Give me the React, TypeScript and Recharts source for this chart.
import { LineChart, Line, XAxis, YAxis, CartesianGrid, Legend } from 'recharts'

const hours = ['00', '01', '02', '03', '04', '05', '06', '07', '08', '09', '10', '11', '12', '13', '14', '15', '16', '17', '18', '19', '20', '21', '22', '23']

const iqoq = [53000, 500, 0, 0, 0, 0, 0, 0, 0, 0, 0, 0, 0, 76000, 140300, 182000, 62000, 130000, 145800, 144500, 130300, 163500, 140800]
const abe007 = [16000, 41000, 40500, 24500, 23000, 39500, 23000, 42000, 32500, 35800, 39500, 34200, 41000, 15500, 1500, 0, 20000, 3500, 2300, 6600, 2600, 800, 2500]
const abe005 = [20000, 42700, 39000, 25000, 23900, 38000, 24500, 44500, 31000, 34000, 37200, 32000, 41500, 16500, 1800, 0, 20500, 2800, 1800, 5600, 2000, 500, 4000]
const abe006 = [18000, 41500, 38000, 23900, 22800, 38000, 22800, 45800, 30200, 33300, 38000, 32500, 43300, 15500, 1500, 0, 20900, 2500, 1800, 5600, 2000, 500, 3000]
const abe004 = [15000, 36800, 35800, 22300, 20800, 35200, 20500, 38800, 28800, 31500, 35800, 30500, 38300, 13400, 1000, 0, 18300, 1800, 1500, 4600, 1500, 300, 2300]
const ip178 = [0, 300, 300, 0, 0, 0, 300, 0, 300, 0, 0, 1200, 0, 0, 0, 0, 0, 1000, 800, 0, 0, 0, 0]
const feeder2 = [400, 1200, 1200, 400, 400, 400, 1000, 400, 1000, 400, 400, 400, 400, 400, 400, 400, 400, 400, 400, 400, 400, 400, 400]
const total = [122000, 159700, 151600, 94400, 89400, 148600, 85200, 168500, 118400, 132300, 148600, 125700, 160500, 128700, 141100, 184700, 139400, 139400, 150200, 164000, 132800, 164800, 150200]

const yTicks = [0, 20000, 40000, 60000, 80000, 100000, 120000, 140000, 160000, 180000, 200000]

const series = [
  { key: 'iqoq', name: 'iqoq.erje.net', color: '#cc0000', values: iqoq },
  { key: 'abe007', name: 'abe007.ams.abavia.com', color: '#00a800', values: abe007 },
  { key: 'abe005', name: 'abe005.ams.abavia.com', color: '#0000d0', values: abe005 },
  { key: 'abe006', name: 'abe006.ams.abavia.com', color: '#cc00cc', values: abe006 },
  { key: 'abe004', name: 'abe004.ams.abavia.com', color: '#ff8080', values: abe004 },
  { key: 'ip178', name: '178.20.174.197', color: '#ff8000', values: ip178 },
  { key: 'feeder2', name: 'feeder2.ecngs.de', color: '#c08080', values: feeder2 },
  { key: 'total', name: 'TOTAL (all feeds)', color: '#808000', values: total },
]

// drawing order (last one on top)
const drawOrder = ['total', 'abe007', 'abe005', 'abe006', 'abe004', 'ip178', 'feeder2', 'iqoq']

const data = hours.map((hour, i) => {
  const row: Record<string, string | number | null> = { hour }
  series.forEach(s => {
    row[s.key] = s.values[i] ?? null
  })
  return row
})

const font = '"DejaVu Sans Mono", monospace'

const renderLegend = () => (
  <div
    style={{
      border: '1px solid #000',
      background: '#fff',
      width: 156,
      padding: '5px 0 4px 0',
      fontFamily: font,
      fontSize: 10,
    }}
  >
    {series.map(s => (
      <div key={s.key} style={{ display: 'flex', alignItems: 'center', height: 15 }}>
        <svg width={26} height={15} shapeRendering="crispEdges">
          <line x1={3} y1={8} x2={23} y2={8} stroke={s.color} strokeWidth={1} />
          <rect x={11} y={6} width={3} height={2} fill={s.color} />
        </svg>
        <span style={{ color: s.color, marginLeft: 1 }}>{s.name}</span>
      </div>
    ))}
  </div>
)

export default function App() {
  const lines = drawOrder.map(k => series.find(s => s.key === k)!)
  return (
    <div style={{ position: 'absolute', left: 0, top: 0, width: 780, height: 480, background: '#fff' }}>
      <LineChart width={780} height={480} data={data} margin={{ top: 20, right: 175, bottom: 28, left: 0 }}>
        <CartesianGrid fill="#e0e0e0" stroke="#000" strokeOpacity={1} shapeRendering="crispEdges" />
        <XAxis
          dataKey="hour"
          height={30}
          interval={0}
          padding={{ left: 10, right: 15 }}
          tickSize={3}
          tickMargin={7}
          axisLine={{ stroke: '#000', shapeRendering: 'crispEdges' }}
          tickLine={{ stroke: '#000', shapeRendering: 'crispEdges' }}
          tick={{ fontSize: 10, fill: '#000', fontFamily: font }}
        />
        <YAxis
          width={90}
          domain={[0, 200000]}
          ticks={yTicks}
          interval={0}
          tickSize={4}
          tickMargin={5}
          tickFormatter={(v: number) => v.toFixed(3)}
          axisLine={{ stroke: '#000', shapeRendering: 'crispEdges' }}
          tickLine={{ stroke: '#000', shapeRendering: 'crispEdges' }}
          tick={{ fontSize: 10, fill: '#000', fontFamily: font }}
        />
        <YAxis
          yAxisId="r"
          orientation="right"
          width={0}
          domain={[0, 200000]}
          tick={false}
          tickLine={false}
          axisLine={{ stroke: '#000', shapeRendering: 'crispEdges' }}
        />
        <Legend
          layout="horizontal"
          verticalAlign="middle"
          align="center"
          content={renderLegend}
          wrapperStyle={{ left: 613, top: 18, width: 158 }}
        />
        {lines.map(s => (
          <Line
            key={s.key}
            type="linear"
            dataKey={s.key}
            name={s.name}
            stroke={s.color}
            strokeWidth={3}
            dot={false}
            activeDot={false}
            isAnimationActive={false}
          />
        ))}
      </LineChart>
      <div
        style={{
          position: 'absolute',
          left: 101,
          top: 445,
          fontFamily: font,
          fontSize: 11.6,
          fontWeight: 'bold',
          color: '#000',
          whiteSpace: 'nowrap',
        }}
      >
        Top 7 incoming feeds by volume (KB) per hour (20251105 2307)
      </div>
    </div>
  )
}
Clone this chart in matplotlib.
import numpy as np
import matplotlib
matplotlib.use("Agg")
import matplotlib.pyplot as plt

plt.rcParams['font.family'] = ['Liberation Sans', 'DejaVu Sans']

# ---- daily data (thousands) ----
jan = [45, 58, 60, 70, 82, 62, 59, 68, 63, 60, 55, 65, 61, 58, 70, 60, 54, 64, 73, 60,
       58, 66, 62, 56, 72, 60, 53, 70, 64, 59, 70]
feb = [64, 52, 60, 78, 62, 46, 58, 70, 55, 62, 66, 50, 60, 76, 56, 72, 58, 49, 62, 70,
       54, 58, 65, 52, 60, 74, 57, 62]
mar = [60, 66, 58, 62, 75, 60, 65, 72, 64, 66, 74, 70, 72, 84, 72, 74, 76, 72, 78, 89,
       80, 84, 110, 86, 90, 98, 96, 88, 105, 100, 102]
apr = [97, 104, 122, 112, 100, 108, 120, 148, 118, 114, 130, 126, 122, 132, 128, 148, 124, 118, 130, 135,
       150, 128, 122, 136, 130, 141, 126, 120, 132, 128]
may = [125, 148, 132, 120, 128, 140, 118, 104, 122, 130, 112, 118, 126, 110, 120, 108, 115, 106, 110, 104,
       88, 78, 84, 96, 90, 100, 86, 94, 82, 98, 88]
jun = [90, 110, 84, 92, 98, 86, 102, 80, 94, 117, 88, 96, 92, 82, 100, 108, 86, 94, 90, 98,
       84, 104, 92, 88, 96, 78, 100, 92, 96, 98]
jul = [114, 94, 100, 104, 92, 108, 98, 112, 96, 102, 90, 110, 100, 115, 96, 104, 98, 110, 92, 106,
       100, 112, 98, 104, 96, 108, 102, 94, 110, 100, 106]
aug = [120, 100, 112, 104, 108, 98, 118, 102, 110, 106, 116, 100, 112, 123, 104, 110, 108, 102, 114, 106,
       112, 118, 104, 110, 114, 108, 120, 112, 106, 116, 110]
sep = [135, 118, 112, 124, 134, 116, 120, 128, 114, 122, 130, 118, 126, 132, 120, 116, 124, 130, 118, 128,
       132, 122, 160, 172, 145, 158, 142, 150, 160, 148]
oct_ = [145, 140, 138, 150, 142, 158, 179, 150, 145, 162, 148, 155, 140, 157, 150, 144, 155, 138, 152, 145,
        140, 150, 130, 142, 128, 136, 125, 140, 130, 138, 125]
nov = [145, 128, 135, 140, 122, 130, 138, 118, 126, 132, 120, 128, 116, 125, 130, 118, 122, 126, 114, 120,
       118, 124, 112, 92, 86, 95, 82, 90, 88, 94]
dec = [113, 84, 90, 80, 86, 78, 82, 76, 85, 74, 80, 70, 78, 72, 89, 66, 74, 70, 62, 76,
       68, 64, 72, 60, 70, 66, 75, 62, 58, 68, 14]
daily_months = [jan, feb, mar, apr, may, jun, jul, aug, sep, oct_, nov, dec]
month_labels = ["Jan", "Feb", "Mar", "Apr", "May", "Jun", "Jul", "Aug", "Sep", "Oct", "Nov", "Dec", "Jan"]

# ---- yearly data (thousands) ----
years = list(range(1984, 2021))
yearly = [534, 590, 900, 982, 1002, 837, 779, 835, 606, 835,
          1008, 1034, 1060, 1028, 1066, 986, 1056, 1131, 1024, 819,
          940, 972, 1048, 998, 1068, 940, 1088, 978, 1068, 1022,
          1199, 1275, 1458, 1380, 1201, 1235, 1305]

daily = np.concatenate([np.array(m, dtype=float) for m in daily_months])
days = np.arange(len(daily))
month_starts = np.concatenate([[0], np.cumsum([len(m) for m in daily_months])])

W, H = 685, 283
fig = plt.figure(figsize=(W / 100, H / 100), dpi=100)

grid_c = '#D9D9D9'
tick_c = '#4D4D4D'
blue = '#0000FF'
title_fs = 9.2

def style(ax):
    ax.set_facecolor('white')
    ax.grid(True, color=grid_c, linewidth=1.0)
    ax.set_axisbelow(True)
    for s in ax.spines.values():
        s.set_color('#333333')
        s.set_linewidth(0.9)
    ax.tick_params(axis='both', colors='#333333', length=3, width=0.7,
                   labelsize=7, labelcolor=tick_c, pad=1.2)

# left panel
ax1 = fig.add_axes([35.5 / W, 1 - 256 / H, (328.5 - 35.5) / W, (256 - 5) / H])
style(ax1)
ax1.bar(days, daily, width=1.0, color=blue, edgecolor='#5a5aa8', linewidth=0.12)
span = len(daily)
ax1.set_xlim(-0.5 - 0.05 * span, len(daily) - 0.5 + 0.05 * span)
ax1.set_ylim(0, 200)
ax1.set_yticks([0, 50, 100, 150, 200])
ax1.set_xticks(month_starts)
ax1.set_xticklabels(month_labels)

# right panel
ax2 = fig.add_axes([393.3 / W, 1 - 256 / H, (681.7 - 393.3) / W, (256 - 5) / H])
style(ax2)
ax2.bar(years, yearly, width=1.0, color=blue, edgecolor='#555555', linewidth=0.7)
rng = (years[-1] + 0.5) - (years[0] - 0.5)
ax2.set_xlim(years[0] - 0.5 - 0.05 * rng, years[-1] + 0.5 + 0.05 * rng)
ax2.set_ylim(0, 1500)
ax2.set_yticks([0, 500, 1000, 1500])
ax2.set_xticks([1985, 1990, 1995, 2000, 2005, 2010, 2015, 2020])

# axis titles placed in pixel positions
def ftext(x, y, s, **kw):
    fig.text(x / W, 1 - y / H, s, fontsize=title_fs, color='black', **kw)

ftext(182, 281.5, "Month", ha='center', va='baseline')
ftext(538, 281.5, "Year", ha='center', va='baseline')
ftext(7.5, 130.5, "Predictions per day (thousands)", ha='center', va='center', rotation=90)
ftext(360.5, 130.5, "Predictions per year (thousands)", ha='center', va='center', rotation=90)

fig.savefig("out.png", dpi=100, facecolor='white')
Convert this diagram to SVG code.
+++
Only lines with the word "matplotlib" should be collected from the material.

Clone this chart in matplotlib.
import matplotlib
matplotlib.use("Agg")
import matplotlib.pyplot as plt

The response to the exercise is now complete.